Thurman was a thinker, mystic, and mentor more than an actor. He did act, but his most important work was in ideas, teaching, and private mentoring. He was a great preacher more than a great book writer, although he has several books worth reading. Thurman’s biography has to grapple with his ideas, and those ideas are not always easy to discuss because part of the reality of mysticism is mysticism is describing the indescribable. Because of that, I would benefit from a second reading because while the timeline isn’t hard to follow, there were places where I would like to take a second swipe at the description of the ideas.
There is a second, more detailed, and longer biography coming out next year and I probably will read that one before I re-read this one. But I think for most people that are interested in a shorter book, this will be a good option. Another good alternative is Thurman’s memoir which is worth reading, but as was pointed out at several points by Harvey, Thurman concealed as much as he revealed in that memoir.
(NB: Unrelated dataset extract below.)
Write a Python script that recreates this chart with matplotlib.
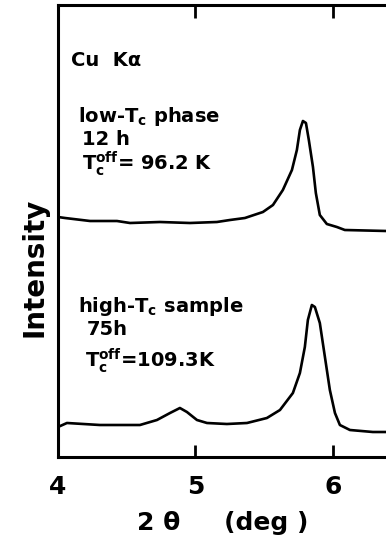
import matplotlib
matplotlib.use('Agg')
import numpy as np
from matplotlib import pyplot as plt

plt.rcParams['font.family'] = ['DejaVu Sans']
plt.rcParams['font.weight'] = 'bold'
plt.rcParams['mathtext.default'] = 'bf'

# 2theta (deg) and intensity (arb. units)
x_low = [4.0, 4.0, 4.051, 4.233, 4.429, 4.524, 4.742, 4.96, 5.156, 5.251, 5.36, 5.491, 5.564, 5.636,
         5.702, 5.738, 5.76, 5.782, 5.804, 5.825, 5.855, 5.876, 5.905, 5.956, 6.029, 6.087, 6.39]
y_low = [220, 240, 239, 236, 236, 234, 235, 234, 235, 237, 239, 245, 252, 267,
         287, 307, 327, 336, 334, 317, 290, 264, 242, 233, 230, 227, 226]

x_high = [4.0, 4.0, 4.065, 4.305, 4.545, 4.596, 4.72, 4.815, 4.887, 4.938, 5.011, 5.084, 5.229, 5.375,
          5.52, 5.615, 5.709, 5.76, 5.796, 5.818, 5.847, 5.869, 5.905, 5.942, 5.978, 6.015, 6.051,
          6.124, 6.291, 6.39]
y_high = [7, 30, 34, 32, 32, 32, 37, 44, 49, 45, 37, 34, 33, 34,
          39, 47, 64, 84, 110, 137, 152, 150, 134, 100, 67, 44, 32,
          27, 25, 25]

fig = plt.figure(figsize=(3.86, 5.46), dpi=100)
ax = fig.add_axes([58/386, 1 - 457/546, 1 - 58/386 + 0.01, 452/546])

ax.plot(x_low, y_low, color='black', lw=1.9, solid_joinstyle='round')
ax.plot(x_high, y_high, color='black', lw=1.9, solid_joinstyle='round')

ax.set_xlim(4, 4 + (386 - 58 + 4) / 137.5)
ax.set_ylim(0, 452)

for s in ['left', 'bottom', 'top']:
    ax.spines[s].set_linewidth(2.2)
ax.spines['right'].set_visible(False)

ax.set_xticks([4, 5, 6])
ax.set_xticklabels(['4', '5', '6'], fontweight='bold')
ax.tick_params(axis='x', direction='in', top=True, length=9, width=2, labelsize=18, pad=13)
ax.set_yticks([])
ax.set_xlabel('2 \u03b8     (deg )', fontsize=18, fontweight='bold')
ax.xaxis.set_label_coords(0.497, -0.119)
ax.set_ylabel('Intensity', fontsize=20, fontweight='bold')
ax.yaxis.set_label_coords(-0.03, 0.42)

fs = 14
ax.text(4.095, 396, 'Cu  K\u03b1', fontsize=fs, va='center')
ax.text(4.145, 335, r'low-T$_c$ phase', fontsize=fs, va='baseline')
ax.text(4.175, 312, '12 h', fontsize=fs, va='baseline')
ax.text(4.175, 287, r'T$_c^{off}$= 96.2 K', fontsize=fs, va='baseline')

ax.text(4.145, 145, r'high-T$_c$ sample', fontsize=fs, va='baseline')
ax.text(4.21, 122, '75h', fontsize=fs, va='baseline')
ax.text(4.196, 90, r'T$_c^{off}$=109.3K', fontsize=fs, va='baseline')

fig.savefig('out.png', dpi=100)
Sue Bailey Thurman would also be a great subject of a biography. Her work was important historical work, and they made a great team. But when he passed away, Harvey says she culled a lot of the personal material, and it is likely that there will not be enough for a full biography of her.
I am fascinated by Thurman. There has been so little on Thurman that everything is important. I am glad that there seems to be more attention being paid to him recently.